- _The problem_: The data below should be printed in full, exactly, and without any of its images.

- _Source material_:
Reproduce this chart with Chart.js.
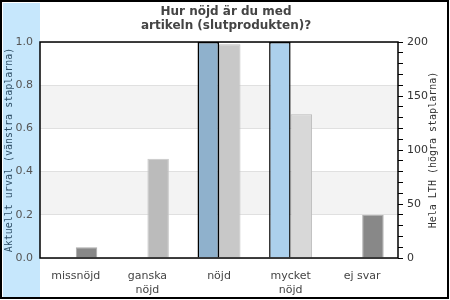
<!DOCTYPE html>
<html>
<head>
<meta charset="utf-8">
<script src="https://cdn.jsdelivr.net/npm/chart.js@4"></script>
<style>
  body { margin: 0; background: #fff; }
</style>
</head>
<body>
<canvas id="c" width="450" height="300"></canvas>
<script>
const categories = ["missnöjd", ["ganska", "nöjd"], "nöjd", ["mycket", "nöjd"], "ej svar"];
const urvalValues = [0, 0, 1, 1, 0];
const lthValues = [10, 92, 198, 133, 40];
const titleLines = ["Hur nöjd är du med", "artikeln (slutprodukten)?"];
const leftTitle = "Aktuellt urval (vänstra staplarna)";
const rightTitle = "Hela LTH (högra staplarna)";

// backgrounds, bands, frame and the rotated titles
const decor = {
  id: "decor",
  beforeDraw(chart) {
    const ctx = chart.ctx;
    const a = chart.chartArea;
    const y = chart.scales.y;
    ctx.save();
    ctx.fillStyle = "#fff";
    ctx.fillRect(0, 0, 450, 300);
    ctx.fillStyle = "#c6e7fc";
    ctx.fillRect(3, 3, a.left - 3, 294);
    ctx.strokeStyle = "#000";
    ctx.lineWidth = 2;
    ctx.strokeRect(1, 1, 447, 297);
    // alternating gray bands
    ctx.fillStyle = "#f3f3f3";
    [[0.6, 0.8], [0.2, 0.4]].forEach(([lo, hi]) => {
      const top = y.getPixelForValue(hi);
      const bot = y.getPixelForValue(lo);
      ctx.fillRect(a.left, top, a.right - a.left, bot - top);
    });
    ctx.restore();
  },
  afterDraw(chart) {
    const ctx = chart.ctx;
    const a = chart.chartArea;
    const midY = (a.top + a.bottom) / 2;
    ctx.save();
    ctx.strokeStyle = "#000";
    ctx.lineWidth = 1.5;
    ctx.strokeRect(a.left, a.top, a.right - a.left, a.bottom - a.top);

    ctx.fillStyle = "#444";
    ctx.font = "bold 12px 'DejaVu Sans'";
    ctx.textAlign = "center";
    ctx.textBaseline = "middle";
    ctx.fillText(titleLines[0], 226, 12);
    ctx.fillText(titleLines[1], 226, 26);

    ctx.font = "10px 'DejaVu Sans Mono'";
    ctx.fillStyle = "#2f4f66";
    ctx.translate(9, midY);
    ctx.rotate(-Math.PI / 2);
    ctx.fillText(leftTitle, 0, 0);
    ctx.restore();

    ctx.save();
    ctx.font = "10px 'DejaVu Sans Mono'";
    ctx.fillStyle = "#333";
    ctx.textAlign = "center";
    ctx.textBaseline = "middle";
    ctx.translate(433, midY);
    ctx.rotate(-Math.PI / 2);
    ctx.fillText(rightTitle, 0, 0);
    ctx.restore();
  }
};

new Chart(document.getElementById("c"), {
  type: "bar",
  data: {
    labels: categories,
    datasets: [
      {
        label: leftTitle,
        data: urvalValues,
        yAxisID: "y",
        backgroundColor: ["#8fb1cc", "#8fb1cc", "#8fb1cc", "#acd0ec", "#acd0ec"],
        borderColor: "#000",
        borderWidth: 1.5,
        borderSkipped: "bottom",
        categoryPercentage: 0.6,
        barPercentage: 1.0,
      },
      {
        label: rightTitle,
        data: lthValues,
        yAxisID: "y2",
        backgroundColor: ["#888888", "#bbbbbb", "#c8c8c8", "#d8d8d8", "#888888"],
        borderColor: ["#aaaaaa", "#c8c8c8", "#bbbbbb", "#bbbbbb", "#aaaaaa"],
        borderWidth: 1,
        borderSkipped: "bottom",
        categoryPercentage: 0.6,
        barPercentage: 1.0,
      },
    ],
  },
  options: {
    responsive: false,
    animation: false,
    layout: { padding: { top: 42, left: 0, right: 0, bottom: 0 } },
    plugins: {
      legend: { display: false },
      title: { display: false },
      tooltip: { enabled: false },
    },
    scales: {
      x: {
        grid: { display: false, drawTicks: false },
        border: { display: false },
        ticks: {
          color: "#444",
          font: { family: "DejaVu Sans", size: 11 },
          padding: 12,
          maxRotation: 0,
          autoSkip: false,
        },
        afterFit(scale) { scale.height = 42; },
      },
      y: {
        position: "left",
        min: 0,
        max: 1,
        ticks: {
          stepSize: 0.2,
          color: "#555",
          font: { family: "DejaVu Sans", size: 11 },
          padding: 7,
          callback: v => v.toFixed(1),
        },
        grid: { color: "#e0e0e0", drawTicks: false, lineWidth: 1 },
        border: { display: false },
        afterFit(scale) { scale.width = 40; },
      },
      y2: {
        position: "right",
        min: 0,
        max: 200,
        ticks: {
          stepSize: 10,
          color: "#333",
          font: { family: "DejaVu Sans", size: 11 },
          padding: 4,
          autoSkip: false,
          callback: v => (v % 50 === 0 ? String(v) : ""),
        },
        grid: { drawOnChartArea: false, drawTicks: true, tickLength: 5, color: "#000" },
        border: { display: false },
        afterFit(scale) { scale.width = 52; },
      },
    },
  },
  plugins: [decor],
});
</script>
</body>
</html>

- _Task response_:
Reproduce this chart with Chart.js.
<!DOCTYPE html>
<html>
<head>
<meta charset="utf-8">
<script src="https://cdn.jsdelivr.net/npm/chart.js@4"></script>
<style>
  body { margin: 0; background: #fff; }
</style>
</head>
<body>
<canvas id="c" width="450" height="300"></canvas>
<script>
const categories = ["missnöjd", ["ganska", "nöjd"], "nöjd", ["mycket", "nöjd"], "ej svar"];
const urvalValues = [0, 0, 1, 1, 0];
const lthValues = [10, 92, 198, 133, 40];
const titleLines = ["Hur nöjd är du med", "artikeln (slutprodukten)?"];
const leftTitle = "Aktuellt urval (vänstra staplarna)";
const rightTitle = "Hela LTH (högra staplarna)";

// backgrounds, bands, frame and the rotated titles
const decor = {
  id: "decor",
  beforeDraw(chart) {
    const ctx = chart.ctx;
    const a = chart.chartArea;
    const y = chart.scales.y;
    ctx.save();
    ctx.fillStyle = "#fff";
    ctx.fillRect(0, 0, 450, 300);
    ctx.fillStyle = "#c6e7fc";
    ctx.fillRect(3, 3, a.left - 3, 294);
    ctx.strokeStyle = "#000";
    ctx.lineWidth = 2;
    ctx.strokeRect(1, 1, 447, 297);
    // alternating gray bands
    ctx.fillStyle = "#f3f3f3";
    [[0.6, 0.8], [0.2, 0.4]].forEach(([lo, hi]) => {
      const top = y.getPixelForValue(hi);
      const bot = y.getPixelForValue(lo);
      ctx.fillRect(a.left, top, a.right - a.left, bot - top);
    });
    ctx.restore();
  },
  afterDraw(chart) {
    const ctx = chart.ctx;
    const a = chart.chartArea;
    const midY = (a.top + a.bottom) / 2;
    ctx.save();
    ctx.strokeStyle = "#000";
    ctx.lineWidth = 1.5;
    ctx.strokeRect(a.left, a.top, a.right - a.left, a.bottom - a.top);

    ctx.fillStyle = "#444";
    ctx.font = "bold 12px 'DejaVu Sans'";
    ctx.textAlign = "center";
    ctx.textBaseline = "middle";
    ctx.fillText(titleLines[0], 226, 12);
    ctx.fillText(titleLines[1], 226, 26);

    ctx.font = "10px 'DejaVu Sans Mono'";
    ctx.fillStyle = "#2f4f66";
    ctx.translate(9, midY);
    ctx.rotate(-Math.PI / 2);
    ctx.fillText(leftTitle, 0, 0);
    ctx.restore();

    ctx.save();
    ctx.font = "10px 'DejaVu Sans Mono'";
    ctx.fillStyle = "#333";
    ctx.textAlign = "center";
    ctx.textBaseline = "middle";
    ctx.translate(433, midY);
    ctx.rotate(-Math.PI / 2);
    ctx.fillText(rightTitle, 0, 0);
    ctx.restore();
  }
};

new Chart(document.getElementById("c"), {
  type: "bar",
  data: {
    labels: categories,
    datasets: [
      {
        label: leftTitle,
        data: urvalValues,
        yAxisID: "y",
        backgroundColor: ["#8fb1cc", "#8fb1cc", "#8fb1cc", "#acd0ec", "#acd0ec"],
        borderColor: "#000",
        borderWidth: 1.5,
        borderSkipped: "bottom",
        categoryPercentage: 0.6,
        barPercentage: 1.0,
      },
      {
        label: rightTitle,
        data: lthValues,
        yAxisID: "y2",
        backgroundColor: ["#888888", "#bbbbbb", "#c8c8c8", "#d8d8d8", "#888888"],
        borderColor: ["#aaaaaa", "#c8c8c8", "#bbbbbb", "#bbbbbb", "#aaaaaa"],
        borderWidth: 1,
        borderSkipped: "bottom",
        categoryPercentage: 0.6,
        barPercentage: 1.0,
      },
    ],
  },
  options: {
    responsive: false,
    animation: false,
    layout: { padding: { top: 42, left: 0, right: 0, bottom: 0 } },
    plugins: {
      legend: { display: false },
      title: { display: false },
      tooltip: { enabled: false },
    },
    scales: {
      x: {
        grid: { display: false, drawTicks: false },
        border: { display: false },
        ticks: {
          color: "#444",
          font: { family: "DejaVu Sans", size: 11 },
          padding: 12,
          maxRotation: 0,
          autoSkip: false,
        },
        afterFit(scale) { scale.height = 42; },
      },
      y: {
        position: "left",
        min: 0,
        max: 1,
        ticks: {
          stepSize: 0.2,
          color: "#555",
          font: { family: "DejaVu Sans", size: 11 },
          padding: 7,
          callback: v => v.toFixed(1),
        },
        grid: { color: "#e0e0e0", drawTicks: false, lineWidth: 1 },
        border: { display: false },
        afterFit(scale) { scale.width = 40; },
      },
      y2: {
        position: "right",
        min: 0,
        max: 200,
        ticks: {
          stepSize: 10,
          color: "#333",
          font: { family: "DejaVu Sans", size: 11 },
          padding: 4,
          autoSkip: false,
          callback: v => (v % 50 === 0 ? String(v) : ""),
        },
        grid: { drawOnChartArea: false, drawTicks: true, tickLength: 5, color: "#000" },
        border: { display: false },
        afterFit(scale) { scale.width = 52; },
      },
    },
  },
  plugins: [decor],
});
</script>
</body>
</html>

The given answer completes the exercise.